→ **GOAL**: Skip pictures in the listing below; copy exactly the lines from the one with "Reproduce this chart with Apache ECharts." through the one with "const yMin = 0, yMax = 350, yStep = 50;", inclusive.

→ **LISTED RECORDS**:
------------------------------

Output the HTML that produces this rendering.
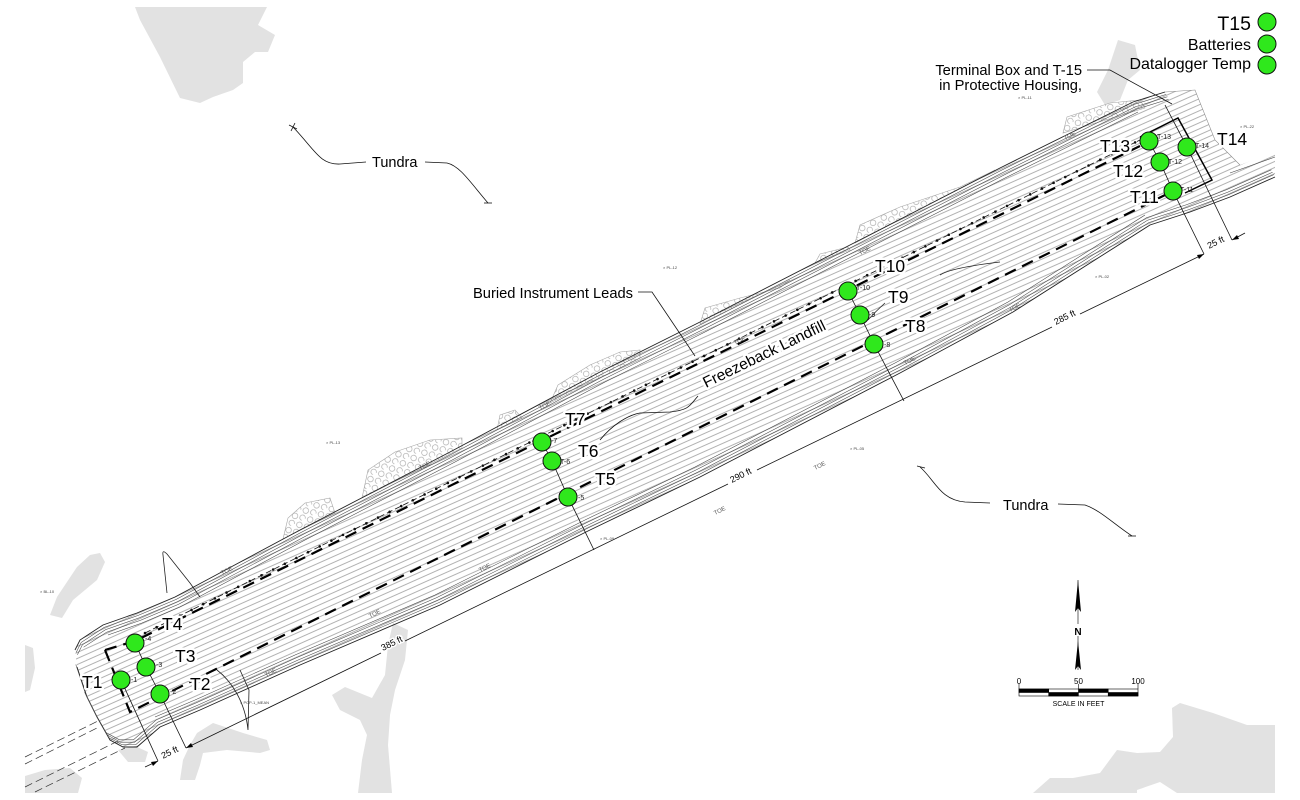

------------------------------

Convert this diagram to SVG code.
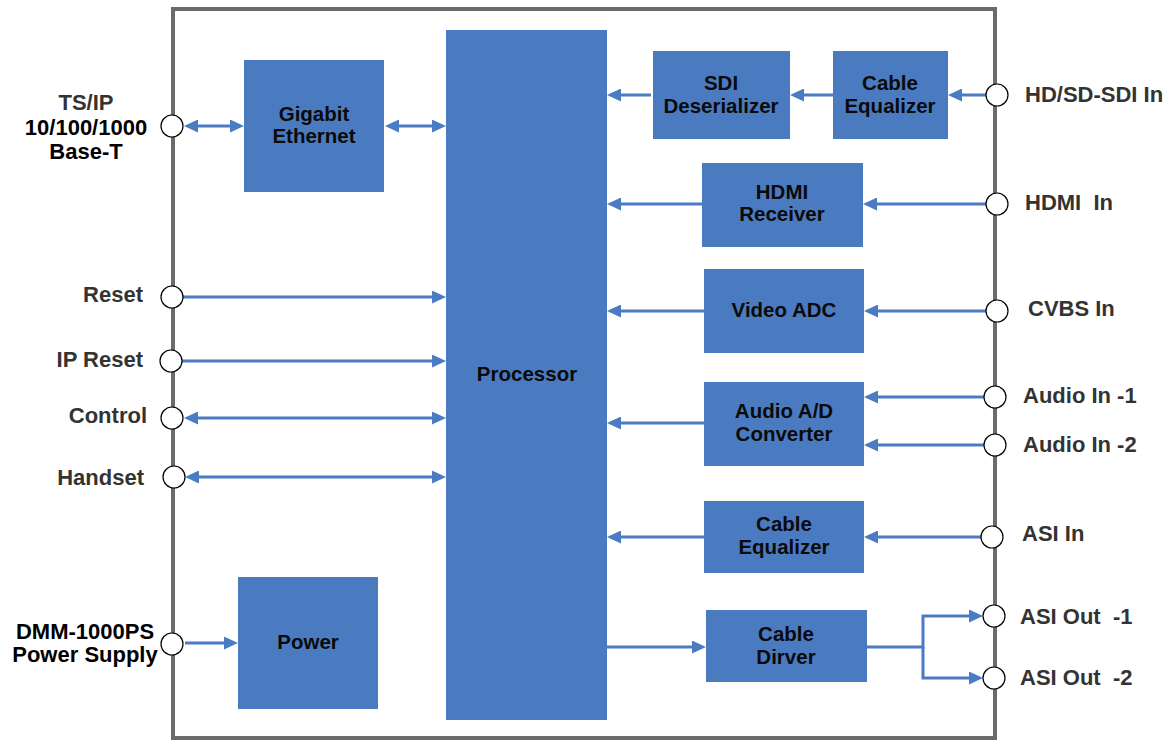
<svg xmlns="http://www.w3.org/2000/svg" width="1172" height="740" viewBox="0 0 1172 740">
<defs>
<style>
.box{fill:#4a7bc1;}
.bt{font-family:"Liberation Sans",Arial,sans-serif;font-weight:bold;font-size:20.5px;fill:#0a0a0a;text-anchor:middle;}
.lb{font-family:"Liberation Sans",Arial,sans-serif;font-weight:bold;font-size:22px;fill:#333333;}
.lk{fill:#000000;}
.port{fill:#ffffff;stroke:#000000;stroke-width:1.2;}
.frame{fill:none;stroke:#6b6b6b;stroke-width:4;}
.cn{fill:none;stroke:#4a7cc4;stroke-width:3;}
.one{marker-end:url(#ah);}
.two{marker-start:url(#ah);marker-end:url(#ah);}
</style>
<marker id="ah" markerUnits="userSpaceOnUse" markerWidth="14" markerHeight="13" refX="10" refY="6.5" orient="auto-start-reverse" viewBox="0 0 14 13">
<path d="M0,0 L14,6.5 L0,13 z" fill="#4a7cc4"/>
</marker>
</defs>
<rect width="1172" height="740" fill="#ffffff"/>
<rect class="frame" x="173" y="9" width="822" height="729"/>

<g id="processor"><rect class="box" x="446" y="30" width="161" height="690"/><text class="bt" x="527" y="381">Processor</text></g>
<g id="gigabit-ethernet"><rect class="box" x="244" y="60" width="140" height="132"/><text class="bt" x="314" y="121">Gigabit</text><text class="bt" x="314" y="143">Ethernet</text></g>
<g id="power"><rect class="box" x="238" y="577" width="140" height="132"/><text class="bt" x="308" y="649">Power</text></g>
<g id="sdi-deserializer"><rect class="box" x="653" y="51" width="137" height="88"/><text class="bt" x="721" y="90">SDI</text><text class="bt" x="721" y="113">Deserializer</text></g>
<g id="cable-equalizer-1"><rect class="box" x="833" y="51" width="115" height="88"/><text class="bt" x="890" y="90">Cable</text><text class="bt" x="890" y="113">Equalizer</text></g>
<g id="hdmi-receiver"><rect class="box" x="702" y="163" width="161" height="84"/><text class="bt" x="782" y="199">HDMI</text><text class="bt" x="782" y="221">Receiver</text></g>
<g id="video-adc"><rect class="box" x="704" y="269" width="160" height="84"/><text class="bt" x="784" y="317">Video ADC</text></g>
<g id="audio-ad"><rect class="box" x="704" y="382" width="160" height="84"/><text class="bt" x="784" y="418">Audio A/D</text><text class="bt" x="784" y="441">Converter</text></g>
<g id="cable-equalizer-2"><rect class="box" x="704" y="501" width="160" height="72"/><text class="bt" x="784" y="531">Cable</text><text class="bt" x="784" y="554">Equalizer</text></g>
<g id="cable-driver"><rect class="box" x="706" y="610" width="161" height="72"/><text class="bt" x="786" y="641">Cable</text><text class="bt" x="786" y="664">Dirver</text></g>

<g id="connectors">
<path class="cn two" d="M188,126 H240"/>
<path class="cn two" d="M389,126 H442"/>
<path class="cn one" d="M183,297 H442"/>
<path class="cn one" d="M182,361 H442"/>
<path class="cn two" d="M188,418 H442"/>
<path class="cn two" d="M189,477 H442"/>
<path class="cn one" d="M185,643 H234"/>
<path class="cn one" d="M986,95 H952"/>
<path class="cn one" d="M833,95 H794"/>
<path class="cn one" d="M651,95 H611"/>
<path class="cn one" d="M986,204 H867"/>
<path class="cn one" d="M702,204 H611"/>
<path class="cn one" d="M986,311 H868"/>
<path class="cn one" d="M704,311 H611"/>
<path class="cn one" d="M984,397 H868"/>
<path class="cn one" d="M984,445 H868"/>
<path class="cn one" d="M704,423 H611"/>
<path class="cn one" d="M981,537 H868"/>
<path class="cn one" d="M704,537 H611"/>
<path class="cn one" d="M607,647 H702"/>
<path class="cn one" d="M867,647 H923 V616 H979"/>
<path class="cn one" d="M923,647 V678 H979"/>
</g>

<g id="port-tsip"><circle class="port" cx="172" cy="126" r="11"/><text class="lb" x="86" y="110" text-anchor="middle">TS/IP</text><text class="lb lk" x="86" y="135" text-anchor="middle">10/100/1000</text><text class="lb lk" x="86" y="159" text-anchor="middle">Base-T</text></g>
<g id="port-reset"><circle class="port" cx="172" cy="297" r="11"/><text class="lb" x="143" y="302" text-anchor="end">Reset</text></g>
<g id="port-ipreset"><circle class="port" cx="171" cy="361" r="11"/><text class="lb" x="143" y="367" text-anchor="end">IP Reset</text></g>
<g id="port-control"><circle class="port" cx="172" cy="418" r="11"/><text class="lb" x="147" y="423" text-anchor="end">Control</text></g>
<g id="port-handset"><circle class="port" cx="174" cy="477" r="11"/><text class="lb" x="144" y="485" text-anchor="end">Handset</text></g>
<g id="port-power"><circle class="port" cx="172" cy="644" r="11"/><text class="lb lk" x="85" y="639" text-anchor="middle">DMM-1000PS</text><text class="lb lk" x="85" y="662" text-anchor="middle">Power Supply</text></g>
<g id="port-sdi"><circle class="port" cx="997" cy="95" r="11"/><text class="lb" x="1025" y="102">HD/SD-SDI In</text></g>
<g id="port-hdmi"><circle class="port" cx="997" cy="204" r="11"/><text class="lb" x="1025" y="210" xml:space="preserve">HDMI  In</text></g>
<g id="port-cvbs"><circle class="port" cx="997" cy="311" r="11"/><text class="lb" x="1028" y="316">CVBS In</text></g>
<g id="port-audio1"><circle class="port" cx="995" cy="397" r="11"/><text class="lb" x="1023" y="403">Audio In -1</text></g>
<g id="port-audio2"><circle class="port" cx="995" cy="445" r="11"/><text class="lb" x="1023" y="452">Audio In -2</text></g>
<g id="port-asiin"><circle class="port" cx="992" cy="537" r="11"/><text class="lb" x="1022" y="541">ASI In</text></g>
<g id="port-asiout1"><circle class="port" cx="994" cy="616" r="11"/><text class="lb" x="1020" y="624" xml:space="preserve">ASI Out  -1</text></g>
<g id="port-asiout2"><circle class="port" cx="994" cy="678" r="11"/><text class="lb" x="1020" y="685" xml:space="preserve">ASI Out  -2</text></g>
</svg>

------------------------------

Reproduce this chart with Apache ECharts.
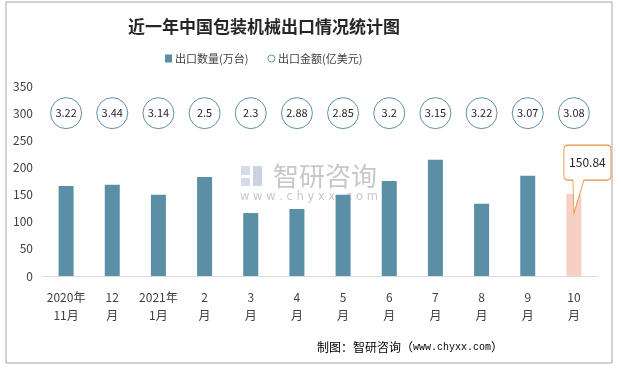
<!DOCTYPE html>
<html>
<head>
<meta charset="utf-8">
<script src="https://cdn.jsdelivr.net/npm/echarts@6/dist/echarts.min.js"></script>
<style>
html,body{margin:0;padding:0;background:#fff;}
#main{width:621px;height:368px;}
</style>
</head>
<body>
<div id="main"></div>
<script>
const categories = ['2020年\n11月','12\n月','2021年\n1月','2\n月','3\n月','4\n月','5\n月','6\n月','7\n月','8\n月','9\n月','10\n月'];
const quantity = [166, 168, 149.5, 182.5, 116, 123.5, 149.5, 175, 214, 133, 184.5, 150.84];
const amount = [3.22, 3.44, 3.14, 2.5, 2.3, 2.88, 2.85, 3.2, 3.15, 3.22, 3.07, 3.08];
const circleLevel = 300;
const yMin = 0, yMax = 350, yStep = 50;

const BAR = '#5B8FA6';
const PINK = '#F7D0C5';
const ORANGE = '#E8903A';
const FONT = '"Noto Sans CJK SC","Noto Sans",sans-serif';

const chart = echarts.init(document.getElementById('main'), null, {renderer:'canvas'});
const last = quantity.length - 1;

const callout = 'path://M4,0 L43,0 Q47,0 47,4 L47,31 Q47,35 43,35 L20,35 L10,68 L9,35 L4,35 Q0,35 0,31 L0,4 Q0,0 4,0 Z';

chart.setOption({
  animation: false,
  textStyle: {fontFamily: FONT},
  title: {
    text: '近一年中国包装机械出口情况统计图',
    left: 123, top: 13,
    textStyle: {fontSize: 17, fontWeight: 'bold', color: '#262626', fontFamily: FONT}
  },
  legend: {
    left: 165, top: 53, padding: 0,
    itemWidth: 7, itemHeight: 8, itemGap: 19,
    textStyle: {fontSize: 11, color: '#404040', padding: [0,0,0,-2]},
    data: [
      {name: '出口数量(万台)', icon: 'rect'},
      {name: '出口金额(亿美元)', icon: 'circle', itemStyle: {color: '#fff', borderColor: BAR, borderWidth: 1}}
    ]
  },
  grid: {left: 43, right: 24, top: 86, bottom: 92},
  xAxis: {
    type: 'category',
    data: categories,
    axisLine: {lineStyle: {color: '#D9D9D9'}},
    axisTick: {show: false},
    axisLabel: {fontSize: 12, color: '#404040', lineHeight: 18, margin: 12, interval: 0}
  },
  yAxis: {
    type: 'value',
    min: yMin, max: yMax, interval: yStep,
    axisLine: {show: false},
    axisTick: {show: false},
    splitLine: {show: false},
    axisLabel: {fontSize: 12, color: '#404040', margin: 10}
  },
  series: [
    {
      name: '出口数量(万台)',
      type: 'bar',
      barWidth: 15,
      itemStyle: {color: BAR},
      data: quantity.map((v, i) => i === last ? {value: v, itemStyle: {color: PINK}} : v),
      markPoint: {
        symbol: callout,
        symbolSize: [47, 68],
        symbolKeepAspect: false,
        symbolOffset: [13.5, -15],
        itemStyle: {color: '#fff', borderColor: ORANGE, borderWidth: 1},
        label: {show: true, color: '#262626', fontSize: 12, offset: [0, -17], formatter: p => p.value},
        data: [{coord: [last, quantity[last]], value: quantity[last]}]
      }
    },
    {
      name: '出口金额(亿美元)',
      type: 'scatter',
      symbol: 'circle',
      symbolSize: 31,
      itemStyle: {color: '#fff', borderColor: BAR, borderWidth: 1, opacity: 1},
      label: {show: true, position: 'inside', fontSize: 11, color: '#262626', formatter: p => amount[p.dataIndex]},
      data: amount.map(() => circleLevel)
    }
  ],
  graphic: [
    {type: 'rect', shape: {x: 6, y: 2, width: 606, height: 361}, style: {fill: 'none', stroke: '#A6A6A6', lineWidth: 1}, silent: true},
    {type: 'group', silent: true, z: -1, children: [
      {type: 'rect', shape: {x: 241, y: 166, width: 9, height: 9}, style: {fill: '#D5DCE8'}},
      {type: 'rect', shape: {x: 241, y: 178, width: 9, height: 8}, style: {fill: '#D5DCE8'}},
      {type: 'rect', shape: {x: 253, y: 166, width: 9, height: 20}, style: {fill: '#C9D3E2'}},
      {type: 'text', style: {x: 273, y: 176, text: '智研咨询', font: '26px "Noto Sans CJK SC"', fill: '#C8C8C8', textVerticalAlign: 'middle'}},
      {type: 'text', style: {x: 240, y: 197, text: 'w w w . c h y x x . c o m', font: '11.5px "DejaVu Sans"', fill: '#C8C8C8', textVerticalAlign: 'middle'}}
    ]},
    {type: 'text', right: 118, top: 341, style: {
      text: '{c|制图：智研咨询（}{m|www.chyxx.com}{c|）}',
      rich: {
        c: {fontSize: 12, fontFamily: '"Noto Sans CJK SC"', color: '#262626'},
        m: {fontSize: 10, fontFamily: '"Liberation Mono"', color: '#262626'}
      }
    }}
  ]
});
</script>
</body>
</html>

------------------------------

→ **FULL RESPONSE**:
Reproduce this chart with Apache ECharts.
<!DOCTYPE html>
<html>
<head>
<meta charset="utf-8">
<script src="https://cdn.jsdelivr.net/npm/echarts@6/dist/echarts.min.js"></script>
<style>
html,body{margin:0;padding:0;background:#fff;}
#main{width:621px;height:368px;}
</style>
</head>
<body>
<div id="main"></div>
<script>
const categories = ['2020年\n11月','12\n月','2021年\n1月','2\n月','3\n月','4\n月','5\n月','6\n月','7\n月','8\n月','9\n月','10\n月'];
const quantity = [166, 168, 149.5, 182.5, 116, 123.5, 149.5, 175, 214, 133, 184.5, 150.84];
const amount = [3.22, 3.44, 3.14, 2.5, 2.3, 2.88, 2.85, 3.2, 3.15, 3.22, 3.07, 3.08];
const circleLevel = 300;
const yMin = 0, yMax = 350, yStep = 50;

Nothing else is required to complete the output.